How should I go about doing that? I don't think the standard correlation formula can be applied here (Pearson correlation).

Any help would be much appreciated. Thanks!
Yes, the standard Pearson correlation applies here. What you have is referred to as a Point-biserial correlation. It's just a special case of the usual Pearson formulae. See here for more details:

http://en.wikipedia.org/wiki/Point-biserial_correlation_coefficient
 

Itai

New Member
#3
Thanks, I saw that, but what I was not sure is how to model Yes and No. Should I use 1 and 0? -1 and 1? I thought about using 1 and 0, but then if all of them are 0, the correlation is 0, which I am not sure makes sense (or does it?..:/).

Bonus question: I tired to look up Point-biserial in both Populis and Degroot and could not find anything about it in those two books. How come? Where can I find a more formal / academic explanation of that?

Again, thanks a tons!
 

Jake

Cookie Scientist
#4
I, for one, am actually heartened that you could not easily find information about "point-biserial correlation." The reason is because it is literally exactly the same thing as a two-sample t-test where you arbitrarily designate the continuous variable as the response variable. It is somewhat traditional to call this procedure a point-biserial correlation when it is not clear which variable represents the IV and which the DV, but that issue makes no difference either to the underlying mathematics or to the substantive interpretation of the test result. In my opinion, using a different name for the same procedure under arbitrary circumstances represents a needlessly confusing multiplication of terminology, and we would probably be better off just forgetting about the less often used term altogether.

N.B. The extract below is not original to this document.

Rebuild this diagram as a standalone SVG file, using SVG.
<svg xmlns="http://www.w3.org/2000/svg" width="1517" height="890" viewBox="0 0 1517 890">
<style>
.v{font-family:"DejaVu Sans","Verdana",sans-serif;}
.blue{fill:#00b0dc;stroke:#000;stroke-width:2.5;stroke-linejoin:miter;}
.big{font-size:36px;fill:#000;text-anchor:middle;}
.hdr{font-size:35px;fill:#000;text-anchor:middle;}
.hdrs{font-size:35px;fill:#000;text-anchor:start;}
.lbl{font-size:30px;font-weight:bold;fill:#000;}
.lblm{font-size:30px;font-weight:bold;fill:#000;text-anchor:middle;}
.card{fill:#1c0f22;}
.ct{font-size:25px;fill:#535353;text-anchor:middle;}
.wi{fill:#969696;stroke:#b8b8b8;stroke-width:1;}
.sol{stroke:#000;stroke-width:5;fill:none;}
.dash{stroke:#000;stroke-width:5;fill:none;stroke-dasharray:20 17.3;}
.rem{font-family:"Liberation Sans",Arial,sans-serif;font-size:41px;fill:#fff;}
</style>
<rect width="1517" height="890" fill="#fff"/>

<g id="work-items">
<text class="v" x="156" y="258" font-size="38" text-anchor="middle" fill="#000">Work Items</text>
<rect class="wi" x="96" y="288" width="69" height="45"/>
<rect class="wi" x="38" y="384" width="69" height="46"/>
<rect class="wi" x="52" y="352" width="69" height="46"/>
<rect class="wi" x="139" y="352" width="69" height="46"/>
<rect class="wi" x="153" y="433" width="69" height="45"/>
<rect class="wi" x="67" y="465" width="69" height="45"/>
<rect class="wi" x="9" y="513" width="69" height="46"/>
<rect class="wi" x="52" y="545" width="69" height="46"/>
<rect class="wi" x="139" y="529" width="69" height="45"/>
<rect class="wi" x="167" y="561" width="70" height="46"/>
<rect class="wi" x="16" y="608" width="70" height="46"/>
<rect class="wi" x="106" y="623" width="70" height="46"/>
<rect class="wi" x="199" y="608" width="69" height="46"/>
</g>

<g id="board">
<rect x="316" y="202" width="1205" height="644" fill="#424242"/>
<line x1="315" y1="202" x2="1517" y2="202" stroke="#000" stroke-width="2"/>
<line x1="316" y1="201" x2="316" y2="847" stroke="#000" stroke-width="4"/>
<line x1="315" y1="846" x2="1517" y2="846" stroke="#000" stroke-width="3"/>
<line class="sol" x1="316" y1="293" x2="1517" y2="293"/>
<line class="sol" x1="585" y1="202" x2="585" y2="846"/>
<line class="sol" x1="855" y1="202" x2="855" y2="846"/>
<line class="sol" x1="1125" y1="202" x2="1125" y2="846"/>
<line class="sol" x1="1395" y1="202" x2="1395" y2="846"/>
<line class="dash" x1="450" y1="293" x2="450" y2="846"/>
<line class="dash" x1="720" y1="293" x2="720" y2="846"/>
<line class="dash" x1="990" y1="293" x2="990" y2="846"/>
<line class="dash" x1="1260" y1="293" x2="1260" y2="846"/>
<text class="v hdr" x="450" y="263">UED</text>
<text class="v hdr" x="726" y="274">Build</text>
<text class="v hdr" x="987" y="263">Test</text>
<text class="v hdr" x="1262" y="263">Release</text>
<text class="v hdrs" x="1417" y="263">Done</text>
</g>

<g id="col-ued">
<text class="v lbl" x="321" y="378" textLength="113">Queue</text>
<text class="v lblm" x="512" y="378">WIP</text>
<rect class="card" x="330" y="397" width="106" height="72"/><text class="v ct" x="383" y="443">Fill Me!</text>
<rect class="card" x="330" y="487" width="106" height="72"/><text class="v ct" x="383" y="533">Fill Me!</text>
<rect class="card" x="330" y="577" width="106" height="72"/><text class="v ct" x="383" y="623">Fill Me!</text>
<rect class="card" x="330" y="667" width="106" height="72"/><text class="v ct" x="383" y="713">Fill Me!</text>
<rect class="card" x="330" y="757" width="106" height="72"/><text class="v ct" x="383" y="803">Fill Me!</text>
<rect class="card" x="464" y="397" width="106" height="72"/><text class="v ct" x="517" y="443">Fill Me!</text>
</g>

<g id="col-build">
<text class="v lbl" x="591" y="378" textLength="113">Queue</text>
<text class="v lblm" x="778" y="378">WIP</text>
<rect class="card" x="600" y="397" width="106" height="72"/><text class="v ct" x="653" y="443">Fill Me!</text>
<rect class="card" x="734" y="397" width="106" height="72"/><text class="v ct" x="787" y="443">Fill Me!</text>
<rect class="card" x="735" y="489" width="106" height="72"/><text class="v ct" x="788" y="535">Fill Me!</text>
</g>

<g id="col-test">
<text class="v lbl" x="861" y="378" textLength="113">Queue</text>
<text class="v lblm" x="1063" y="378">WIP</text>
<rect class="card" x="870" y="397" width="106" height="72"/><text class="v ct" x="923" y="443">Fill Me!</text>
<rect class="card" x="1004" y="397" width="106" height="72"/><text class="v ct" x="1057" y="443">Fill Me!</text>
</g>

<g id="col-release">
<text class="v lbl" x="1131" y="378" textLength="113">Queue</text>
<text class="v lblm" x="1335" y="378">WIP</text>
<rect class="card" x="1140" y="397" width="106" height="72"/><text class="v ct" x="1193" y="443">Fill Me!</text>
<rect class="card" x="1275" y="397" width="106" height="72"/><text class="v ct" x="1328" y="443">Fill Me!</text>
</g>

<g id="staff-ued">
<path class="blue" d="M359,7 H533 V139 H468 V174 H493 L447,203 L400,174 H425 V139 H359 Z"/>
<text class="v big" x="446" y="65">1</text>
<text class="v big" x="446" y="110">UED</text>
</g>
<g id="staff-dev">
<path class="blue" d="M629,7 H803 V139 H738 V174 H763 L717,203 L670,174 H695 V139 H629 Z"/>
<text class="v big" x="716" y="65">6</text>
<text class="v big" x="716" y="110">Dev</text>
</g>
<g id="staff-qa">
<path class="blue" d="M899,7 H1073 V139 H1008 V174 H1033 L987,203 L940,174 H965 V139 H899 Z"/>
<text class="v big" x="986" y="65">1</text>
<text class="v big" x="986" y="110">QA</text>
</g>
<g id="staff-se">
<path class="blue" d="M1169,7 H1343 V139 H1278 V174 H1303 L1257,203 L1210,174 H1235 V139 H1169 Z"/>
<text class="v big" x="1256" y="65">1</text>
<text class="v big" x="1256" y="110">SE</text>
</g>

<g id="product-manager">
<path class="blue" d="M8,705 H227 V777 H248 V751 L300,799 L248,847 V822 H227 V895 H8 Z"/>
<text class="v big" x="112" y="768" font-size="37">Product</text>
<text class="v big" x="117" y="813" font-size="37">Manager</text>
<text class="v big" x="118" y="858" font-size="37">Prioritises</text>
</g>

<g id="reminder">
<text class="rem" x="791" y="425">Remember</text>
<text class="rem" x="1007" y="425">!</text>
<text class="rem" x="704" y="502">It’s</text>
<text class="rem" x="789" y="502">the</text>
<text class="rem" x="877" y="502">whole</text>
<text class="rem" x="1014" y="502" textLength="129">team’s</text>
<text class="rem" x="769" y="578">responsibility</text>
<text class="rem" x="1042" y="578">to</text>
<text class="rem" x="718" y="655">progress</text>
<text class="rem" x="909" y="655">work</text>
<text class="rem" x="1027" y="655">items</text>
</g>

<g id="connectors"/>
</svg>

If for some reason you are interesting in presenting the results of your t-test as a "point-biserial correlation," you can simply run the t-test as normal and then convert the resulting t to the point-biserial r coefficient using the following formula:
r = t^2/(t^2 + df)
 

Itai

New Member
#5
Thanks, Jake. I appreciate your help.

One thing that I could not understand is still the choice of values for the binary variable. Does a choice of 1 and 0 is better than -1 and 1? Does it make any difference at all?

Thanks again.
 
#7
What an engaging discussion. Thanks for the information.

I am interested in a partial correlation between a continuous and a binary variable. Say, I want to correlate height and gender, controlling for weight. Can I still use the "traditional" partial correlation formula? (I calculate Pearson using the pcor.test command in R)

thanks!
 
#8
hmm, I just realized that my covariate is a nominal variable, not a number.

Overall, I want to find the association between a continuous and binary variables, controlling for a nominal variable (association between grade and gender, controlling for teacher). Should I use a logistic regression? thanks.